Where I am, kids over 3 are tough to find, and I'm full for under 3s until June (ratios... Gotta love em). If I termed him, I'd have to be prepared to go that long with only 2 clients, and right now that's too many months with decreased income.

But I know my limits. I will term him before closing my doors!

Crayola kiddies
02-05-2014, 03:39 PM
Can't you just get a private client ? I'm not with an agency so I'm not familiar with the rules

2cuteboys
02-05-2014, 04:14 PM
In Alberta it's not just the clients who are private, it's the whole day home - so I'm subject to ratio limits. I'm licensed and accredited, so I can only take 2 under 2, 3 under 3. If I went private I'd forfeit my wage top-up, which is almost 2 clients worth of $, so not worth it. I'll go without one clients pay for a few months before I'd let that sweet deal go.

5 Little Monkeys
02-05-2014, 04:57 PM
I agree with discipline but not for potty or food issues. HOWEVER, in this case, I agree with it. Like it's been mentioned, he clearly knows what he is doing and the "potty accidents" are behavioural now.

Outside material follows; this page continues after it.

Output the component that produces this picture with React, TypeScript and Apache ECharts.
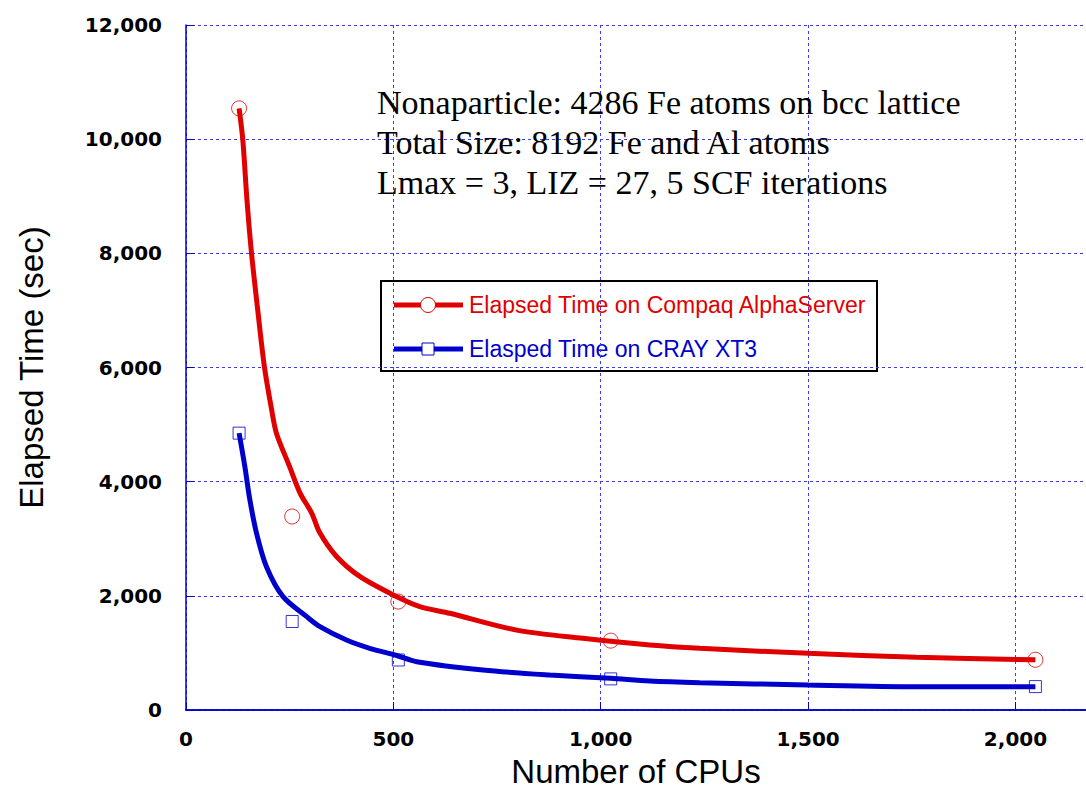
import React, { useEffect, useRef } from "react";
import * as echarts from "echarts";

// Measured data points (Number of CPUs vs elapsed time, sec)
const cpuCounts = [128, 256, 512, 1024, 2048];
const alphaTimes = [10540, 3390, 1900, 1215, 880];
const crayTimes = [4850, 1550, 876, 545, 410];

// Smoothed fit curves: [CPUs, seconds]
const alphaCurve: [number, number][] = [
  [128, 10540], [137, 9985], [147, 8935], [158, 8000], [173, 7005], [189, 6015],
  [206, 5280], [218, 4850], [250, 4260], [275, 3800], [303, 3450], [323, 3100],
  [363, 2690], [419, 2340], [500, 2015], [564, 1810], [636, 1694], [797, 1400],
  [957, 1256], [1118, 1139], [1239, 1081], [1500, 993], [1761, 923], [2048, 880],
];
const crayCurve: [number, number][] = [
  [128, 4850], [142, 4260], [154, 3680], [170, 3100], [194, 2510], [234, 1985],
  [291, 1635], [323, 1460], [387, 1226], [443, 1081], [508, 955], [556, 846],
  [716, 700], [877, 613], [1024, 555], [1118, 508], [1239, 479], [1500, 438],
  [1761, 409], [2048, 408],
];

const annotationLines = [
  "Nonaparticle: 4286 Fe atoms on bcc lattice",
  "Total Size: 8192 Fe and Al atoms",
  "Lmax = 3, LIZ = 27, 5 SCF iterations",
];
const legendNames = ["Elapsed Time on Compaq AlphaServer", "Elasped Time on CRAY XT3"];

const RED = "#e00000";
const BLUE = "#0000cc";
const GRIDBLUE = "#3a3aff";
const SANS = '"Liberation Sans", Arial, sans-serif';
const BOLDSANS = '"DejaVu Sans", sans-serif';
const SERIF = '"Liberation Serif", "Times New Roman", serif';

export default function App() {
  const ref = useRef<HTMLDivElement>(null);
  useEffect(() => {
    if (!ref.current) return;
    const chart = echarts.init(ref.current, null, { renderer: "svg" });
    const fmt = (v: number) => v.toLocaleString("en-US");
    chart.setOption({
      animation: false,
      backgroundColor: "#fff",
      grid: { left: 186, top: 25, right: 0, bottom: 92, containLabel: false },
      xAxis: [
        {
          type: "value",
          min: 0,
          max: 2170,
          interval: 500,
          name: "Number of CPUs",
          nameLocation: "middle",
          nameGap: 45,
          nameTextStyle: { fontFamily: SANS, fontSize: 33, color: "#000" },
          axisLine: { show: true, onZero: false, lineStyle: { color: BLUE, width: 1.5 } },
          axisTick: { show: true, inside: true, length: 8, lineStyle: { color: BLUE } },
          axisLabel: {
            showMaxLabel: false,
            margin: 19,
            fontFamily: BOLDSANS,
            fontWeight: "bold",
            fontSize: 20,
            color: "#000",
            formatter: fmt,
          },
          splitLine: {
            show: true,
            showMaxLine: false,
            lineStyle: { color: GRIDBLUE, type: [3, 3], width: 1 },
          },
        },
        {
          type: "value",
          position: "top",
          min: 0,
          max: 2170,
          interval: 500,
          axisLine: { show: true, lineStyle: { color: BLUE, width: 1.5 } },
          axisTick: { show: false },
          axisLabel: { show: false },
          splitLine: { show: false },
        },
      ],
      yAxis: {
        type: "value",
        min: 0,
        max: 12000,
        interval: 2000,
        name: "Elapsed Time (sec)",
        nameLocation: "middle",
        nameRotate: 90,
        nameGap: 138,
        nameTextStyle: { fontFamily: SANS, fontSize: 33, color: "#000" },
        axisLine: { show: true, lineStyle: { color: BLUE, width: 1.5 } },
        axisTick: { show: true, inside: true, length: 8, lineStyle: { color: BLUE } },
        axisLabel: {
          margin: 24,
          fontFamily: BOLDSANS,
          fontWeight: "bold",
          fontSize: 20,
          color: "#000",
          formatter: fmt,
        },
        splitLine: { show: true, lineStyle: { color: GRIDBLUE, type: [3, 3], width: 1 } },
      },
      series: [
        {
          name: legendNames[0] + " fit",
          type: "line",
          data: alphaCurve,
          showSymbol: false,
          smooth: 0.3,
          lineStyle: { color: RED, width: 5 },
          z: 2,
        },
        {
          name: legendNames[1] + " fit",
          type: "line",
          data: crayCurve,
          showSymbol: false,
          smooth: 0.3,
          lineStyle: { color: BLUE, width: 5 },
          z: 2,
        },
        {
          name: legendNames[0],
          type: "scatter",
          data: cpuCounts.map((c, i) => [c, alphaTimes[i]]),
          symbol: "circle",
          symbolSize: 15,
          itemStyle: { color: "rgba(0,0,0,0)", borderColor: RED, borderWidth: 1 },
          z: 3,
        },
        {
          name: legendNames[1],
          type: "scatter",
          data: cpuCounts.map((c, i) => [c, crayTimes[i]]),
          symbol: "rect",
          symbolSize: 12,
          itemStyle: { color: "rgba(0,0,0,0)", borderColor: BLUE, borderWidth: 1 },
          z: 3,
        },
      ],
      graphic: [
        {
          type: "text",
          left: 377,
          top: 82,
          z: 10,
          style: {
            text: annotationLines.join("\n"),
            fontFamily: SERIF,
            fontSize: 34,
            lineHeight: 40,
            fill: "#000",
          },
        },
        {
          type: "group",
          left: 380,
          top: 280,
          z: 10,
          children: [
            {
              type: "rect",
              shape: { x: 0, y: 0, width: 496, height: 90 },
              style: { fill: "#fff", stroke: "#000", lineWidth: 2 },
            },
            {
              type: "line",
              shape: { x1: 13, y1: 24, x2: 82, y2: 24 },
              style: { stroke: RED, lineWidth: 5 },
            },
            {
              type: "circle",
              shape: { cx: 47, cy: 24, r: 7.5 },
              style: { fill: "#fff", stroke: RED, lineWidth: 1 },
            },
            {
              type: "text",
              x: 88,
              y: 24,
              style: {
                text: legendNames[0],
                fontFamily: SANS,
                fontSize: 23,
                fill: RED,
                verticalAlign: "middle",
              },
            },
            {
              type: "line",
              shape: { x1: 13, y1: 68, x2: 82, y2: 68 },
              style: { stroke: BLUE, lineWidth: 5 },
            },
            {
              type: "rect",
              shape: { x: 41, y: 62, width: 12, height: 12 },
              style: { fill: "#fff", stroke: BLUE, lineWidth: 1 },
            },
            {
              type: "text",
              x: 88,
              y: 68,
              style: {
                text: legendNames[1],
                fontFamily: SANS,
                fontSize: 23,
                fill: BLUE,
                verticalAlign: "middle",
              },
            },
          ],
        },
      ],
    });
    return () => chart.dispose();
  }, []);
  return (
    <div
      ref={ref}
      style={{ position: "absolute", left: 0, top: 0, width: 1086, height: 802 }}
    />
  );
}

I would also mention to the parents that this can not continue and if you don't see improvement soon he will either have to go back to diapers or find another daycare.

playfelt
02-05-2014, 10:24 PM
With all of my training kids that are getting to the point of just lazy or who are actually reaching the point of success same process - Either me or mom puts a happy face on the pullup with a sharpie marker first thing in the morning or if me with first pee of the day. IF the child goes home with the happy face diaper they get their reward - whatever method parents want to use. That allows me to praise the child at daycare for keeping their happy face without having to dole out each child's prizes and others not get. They soon catch on and get really upset when the happy face has to go in the garbage.